Что же произошло за это время в Дагестане? В начале ноября турки вступили в Шуру во главе с генералом Юсуф–Изет Пашой (черкес по происхождению). Никаких встреч, ни восторгов, а молча смотрело население на новых завоевателей. С ними прибыл и глава Горского правительства Топа Чермоев. Наивно, конечно, было бы делать из этого вывод, что турки приведены им. Не имея перед собой русских войск, вследствие разложения их и ухода по домам, турки решили осуществить свою давно заветную мечту — захватить навсегда Кавказ, не имея понятия о настроении мусульманского населения Кавказа и о тех сдвигах, которые произошли в нем за время с 1877–го по 1914 год.

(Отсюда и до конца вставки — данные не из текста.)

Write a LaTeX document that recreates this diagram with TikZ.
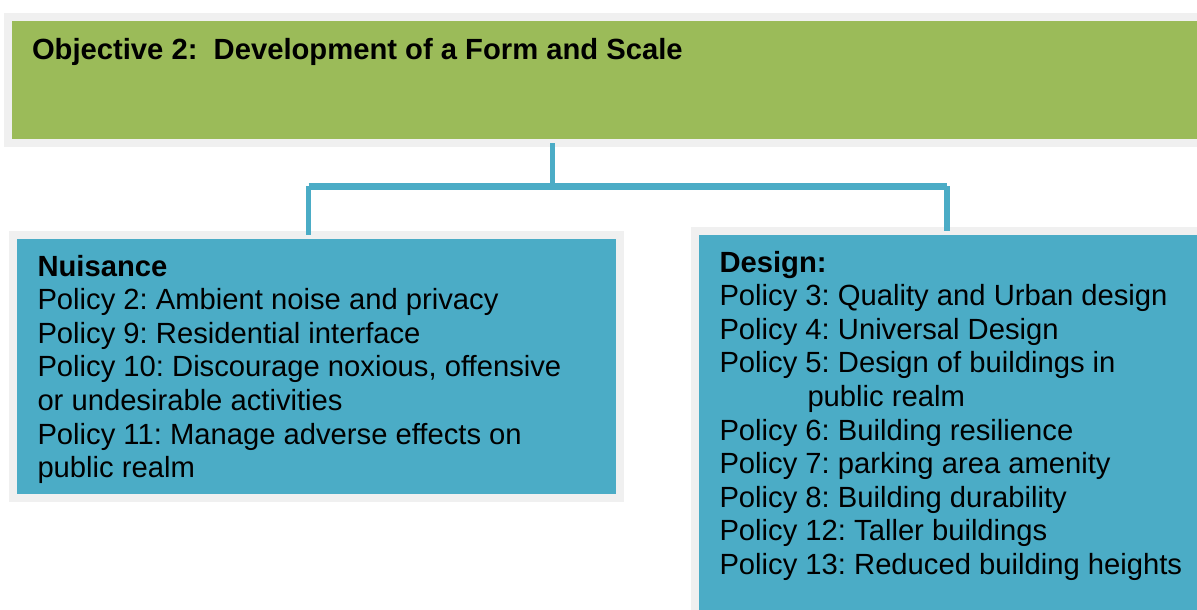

Обвинять созданное на бумаге Горское правительство в туркофильских симпатиях и ненависти к России нелепо. Конечно, несколько человек, особенно среди духовенства, были сторонниками всемирного ислама. Горское правительство, как мною было раньше сказано, искало третью силу, чтобы не дать большевизму залить Кавказ. При всем желании соединиться с Доброармией — это было пока невозможно. Полковник Коитбеков, сидевший в Быхове вместе с генералом Корниловым и прибывший в Дагестан для организации борьбы с большевиками, не мог, конечно, в то же время желать прибытия турок, а князь Тарковский и весь его род, верою и правдой служивший Русскому Престолу, не мог быть другом турок. Но турки прибыли в Дагестан, и нужно было не допустить подчинения края им.